Description of the task: Extract everything from the first line through the line with "(0,0) rectangle (575,440);", both ends included, except for any pictures.
--------------------------------------------------
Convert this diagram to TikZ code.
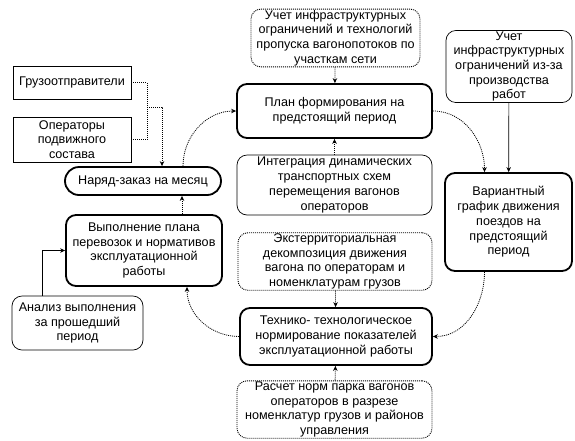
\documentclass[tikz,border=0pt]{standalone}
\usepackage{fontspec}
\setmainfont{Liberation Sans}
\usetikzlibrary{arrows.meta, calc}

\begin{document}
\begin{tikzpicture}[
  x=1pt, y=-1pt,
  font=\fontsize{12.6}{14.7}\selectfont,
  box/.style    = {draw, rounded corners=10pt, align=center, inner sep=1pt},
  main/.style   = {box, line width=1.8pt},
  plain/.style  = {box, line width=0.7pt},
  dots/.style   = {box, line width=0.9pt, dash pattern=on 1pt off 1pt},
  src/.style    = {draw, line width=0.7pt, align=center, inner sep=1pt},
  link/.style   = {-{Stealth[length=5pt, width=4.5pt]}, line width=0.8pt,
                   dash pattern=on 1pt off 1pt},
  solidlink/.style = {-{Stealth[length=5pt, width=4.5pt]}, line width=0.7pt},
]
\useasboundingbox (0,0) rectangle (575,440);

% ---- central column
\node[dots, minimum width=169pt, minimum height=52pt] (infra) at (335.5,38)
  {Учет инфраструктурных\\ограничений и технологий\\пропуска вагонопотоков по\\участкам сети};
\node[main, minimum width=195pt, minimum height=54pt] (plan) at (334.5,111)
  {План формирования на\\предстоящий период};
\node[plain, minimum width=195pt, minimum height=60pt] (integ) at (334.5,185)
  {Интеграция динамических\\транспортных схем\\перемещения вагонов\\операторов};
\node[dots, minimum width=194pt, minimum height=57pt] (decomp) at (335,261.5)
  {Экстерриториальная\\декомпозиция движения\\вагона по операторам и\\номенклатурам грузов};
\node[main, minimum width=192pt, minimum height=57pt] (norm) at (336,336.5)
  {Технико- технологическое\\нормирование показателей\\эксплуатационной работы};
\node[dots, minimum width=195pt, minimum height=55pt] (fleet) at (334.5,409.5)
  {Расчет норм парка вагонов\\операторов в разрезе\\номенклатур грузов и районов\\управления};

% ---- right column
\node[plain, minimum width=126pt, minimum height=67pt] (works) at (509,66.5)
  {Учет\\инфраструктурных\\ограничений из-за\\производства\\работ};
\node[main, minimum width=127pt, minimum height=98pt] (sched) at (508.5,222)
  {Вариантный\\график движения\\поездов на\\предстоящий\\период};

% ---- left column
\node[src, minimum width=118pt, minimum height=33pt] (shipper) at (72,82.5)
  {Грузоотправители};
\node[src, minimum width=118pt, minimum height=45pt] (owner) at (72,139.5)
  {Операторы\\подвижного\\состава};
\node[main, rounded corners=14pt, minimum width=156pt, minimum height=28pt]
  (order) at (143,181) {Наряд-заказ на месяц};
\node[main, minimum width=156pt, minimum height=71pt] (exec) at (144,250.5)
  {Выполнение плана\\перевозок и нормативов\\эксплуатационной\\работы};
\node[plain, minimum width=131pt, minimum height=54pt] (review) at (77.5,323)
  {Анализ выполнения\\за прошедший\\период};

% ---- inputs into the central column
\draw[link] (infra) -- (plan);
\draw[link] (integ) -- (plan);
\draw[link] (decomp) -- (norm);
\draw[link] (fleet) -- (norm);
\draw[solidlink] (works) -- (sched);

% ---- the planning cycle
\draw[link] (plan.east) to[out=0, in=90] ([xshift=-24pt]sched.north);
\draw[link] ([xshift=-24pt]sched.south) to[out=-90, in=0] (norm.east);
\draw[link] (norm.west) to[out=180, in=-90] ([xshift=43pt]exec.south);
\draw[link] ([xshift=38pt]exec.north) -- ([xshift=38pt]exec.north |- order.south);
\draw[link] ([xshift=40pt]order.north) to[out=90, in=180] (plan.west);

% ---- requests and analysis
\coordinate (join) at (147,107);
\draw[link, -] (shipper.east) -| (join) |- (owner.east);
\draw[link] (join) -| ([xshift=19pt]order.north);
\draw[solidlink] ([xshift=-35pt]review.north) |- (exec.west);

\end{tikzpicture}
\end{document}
--------------------------------------------------
Completed task:
Convert this diagram to TikZ code.
\documentclass[tikz,border=0pt]{standalone}
\usepackage{fontspec}
\setmainfont{Liberation Sans}
\usetikzlibrary{arrows.meta, calc}

\begin{document}
\begin{tikzpicture}[
  x=1pt, y=-1pt,
  font=\fontsize{12.6}{14.7}\selectfont,
  box/.style    = {draw, rounded corners=10pt, align=center, inner sep=1pt},
  main/.style   = {box, line width=1.8pt},
  plain/.style  = {box, line width=0.7pt},
  dots/.style   = {box, line width=0.9pt, dash pattern=on 1pt off 1pt},
  src/.style    = {draw, line width=0.7pt, align=center, inner sep=1pt},
  link/.style   = {-{Stealth[length=5pt, width=4.5pt]}, line width=0.8pt,
                   dash pattern=on 1pt off 1pt},
  solidlink/.style = {-{Stealth[length=5pt, width=4.5pt]}, line width=0.7pt},
]
\useasboundingbox (0,0) rectangle (575,440);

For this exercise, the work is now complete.